Per the tour group literature, one of the high points of
this trip was the Hemis Tsechu (festival), held annually for the last 300 years
or so at Hemis Gompa (the largest Buddhist monastery in Ladakh) to honour the
birth of Padmasambhava, the founder of Tibetan Buddhism. It didn’t figure particularly highly in my
reasons for selecting this particular tour, but I have to admit that it was
pretty impressive!

Over the course of this the second (main) day of the
festival, there are some ten different sets of masked performers doing their
dances in the central courtyard, accompanied by musicians playing a few different
musical instruments, particularly various trumpet/bugle-type things – some of
them also masked.

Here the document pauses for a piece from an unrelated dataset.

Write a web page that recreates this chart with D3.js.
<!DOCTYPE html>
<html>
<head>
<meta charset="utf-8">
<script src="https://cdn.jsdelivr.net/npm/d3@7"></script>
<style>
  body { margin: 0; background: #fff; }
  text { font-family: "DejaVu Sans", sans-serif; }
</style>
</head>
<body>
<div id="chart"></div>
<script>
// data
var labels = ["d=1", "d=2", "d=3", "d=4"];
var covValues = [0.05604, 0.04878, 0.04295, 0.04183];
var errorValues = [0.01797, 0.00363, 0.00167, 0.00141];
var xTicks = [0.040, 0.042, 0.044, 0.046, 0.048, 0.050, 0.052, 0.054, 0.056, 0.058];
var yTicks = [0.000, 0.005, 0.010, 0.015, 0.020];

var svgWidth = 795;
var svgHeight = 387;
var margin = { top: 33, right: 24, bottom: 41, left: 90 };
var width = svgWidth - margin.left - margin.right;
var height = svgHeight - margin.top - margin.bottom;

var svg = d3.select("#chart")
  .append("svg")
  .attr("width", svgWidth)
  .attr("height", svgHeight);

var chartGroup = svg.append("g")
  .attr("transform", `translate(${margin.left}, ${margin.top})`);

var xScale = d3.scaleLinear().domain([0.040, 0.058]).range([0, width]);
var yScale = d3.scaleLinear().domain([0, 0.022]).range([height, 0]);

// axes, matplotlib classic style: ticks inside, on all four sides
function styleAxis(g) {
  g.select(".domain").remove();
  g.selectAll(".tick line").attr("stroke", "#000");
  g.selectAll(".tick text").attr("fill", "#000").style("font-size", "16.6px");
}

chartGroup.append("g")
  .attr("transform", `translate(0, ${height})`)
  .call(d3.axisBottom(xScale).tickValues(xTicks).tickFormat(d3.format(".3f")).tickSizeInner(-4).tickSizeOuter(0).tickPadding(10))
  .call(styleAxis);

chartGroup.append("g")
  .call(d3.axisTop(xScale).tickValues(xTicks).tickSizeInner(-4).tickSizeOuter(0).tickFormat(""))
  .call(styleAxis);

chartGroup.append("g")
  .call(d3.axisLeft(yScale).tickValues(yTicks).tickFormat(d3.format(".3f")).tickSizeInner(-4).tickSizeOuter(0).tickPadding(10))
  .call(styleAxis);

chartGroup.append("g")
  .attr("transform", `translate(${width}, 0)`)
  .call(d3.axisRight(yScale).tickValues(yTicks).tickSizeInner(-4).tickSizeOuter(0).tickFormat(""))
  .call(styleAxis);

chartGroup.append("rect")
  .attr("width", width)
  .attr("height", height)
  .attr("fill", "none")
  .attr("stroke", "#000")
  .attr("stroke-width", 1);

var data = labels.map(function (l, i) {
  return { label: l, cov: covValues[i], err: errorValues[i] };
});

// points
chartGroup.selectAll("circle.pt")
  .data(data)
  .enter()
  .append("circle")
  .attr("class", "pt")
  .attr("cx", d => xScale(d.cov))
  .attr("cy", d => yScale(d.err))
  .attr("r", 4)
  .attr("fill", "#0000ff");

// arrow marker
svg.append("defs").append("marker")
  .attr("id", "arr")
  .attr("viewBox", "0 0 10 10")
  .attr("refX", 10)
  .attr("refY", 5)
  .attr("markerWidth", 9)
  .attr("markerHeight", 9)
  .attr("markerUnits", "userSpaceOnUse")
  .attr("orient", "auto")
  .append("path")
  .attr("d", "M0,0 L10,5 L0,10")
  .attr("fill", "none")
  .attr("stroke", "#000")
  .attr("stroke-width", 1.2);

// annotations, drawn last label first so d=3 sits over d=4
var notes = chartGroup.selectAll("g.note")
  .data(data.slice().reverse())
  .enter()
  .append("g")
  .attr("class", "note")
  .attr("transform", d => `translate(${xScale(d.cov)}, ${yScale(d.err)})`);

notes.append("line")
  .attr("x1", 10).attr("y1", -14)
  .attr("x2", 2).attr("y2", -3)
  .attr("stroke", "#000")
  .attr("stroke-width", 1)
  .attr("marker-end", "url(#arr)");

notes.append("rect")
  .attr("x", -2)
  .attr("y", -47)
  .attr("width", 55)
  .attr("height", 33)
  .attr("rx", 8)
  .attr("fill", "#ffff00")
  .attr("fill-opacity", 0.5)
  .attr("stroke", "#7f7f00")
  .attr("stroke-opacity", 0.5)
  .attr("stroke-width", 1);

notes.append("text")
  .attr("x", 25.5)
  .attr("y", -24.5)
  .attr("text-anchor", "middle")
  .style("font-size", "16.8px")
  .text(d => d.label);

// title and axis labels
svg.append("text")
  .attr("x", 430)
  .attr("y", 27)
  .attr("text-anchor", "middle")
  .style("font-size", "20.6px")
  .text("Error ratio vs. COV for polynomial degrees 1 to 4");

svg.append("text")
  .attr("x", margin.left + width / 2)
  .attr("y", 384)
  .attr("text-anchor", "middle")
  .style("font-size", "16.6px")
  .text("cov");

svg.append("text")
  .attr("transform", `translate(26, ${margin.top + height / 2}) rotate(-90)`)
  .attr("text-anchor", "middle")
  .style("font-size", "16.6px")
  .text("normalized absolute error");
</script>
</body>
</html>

I did buy a guidebook
to the festival, which enabled me to label my photos, but really … this is a sample
extract describing the first set of mask dancers: “The thirteen black hats’ or
evil terminators’ dance represents the Nagpa tradition of Vajrayana
practitioners. A Nagpa has a body of
deity, a speech of mantra, and his mind rests in Mahamudra meditative state. During the enactment of the great master Guru
Padmasambhava’s life story and bestowing blessings, the Nagpas dispel obstacles
and negative forces beyond the oceans, and eliminate them forever.” The descriptions of this day go on for 21
pages!! Our local guide was a very
devout Buddhist and we had to be careful what sort of questions we asked him or
we would receive similar answers. I do
struggle to understand why some people have managed to turn Buddhism into something
so very complicated.
Anyway, it can certainly result in some pretty spectacular festivals
such as this one. This below is one of
the five Shri Herukas – like the majority of the masks, it satisfied that little
bit of me that has never moved on from my teenage fascination with skulls!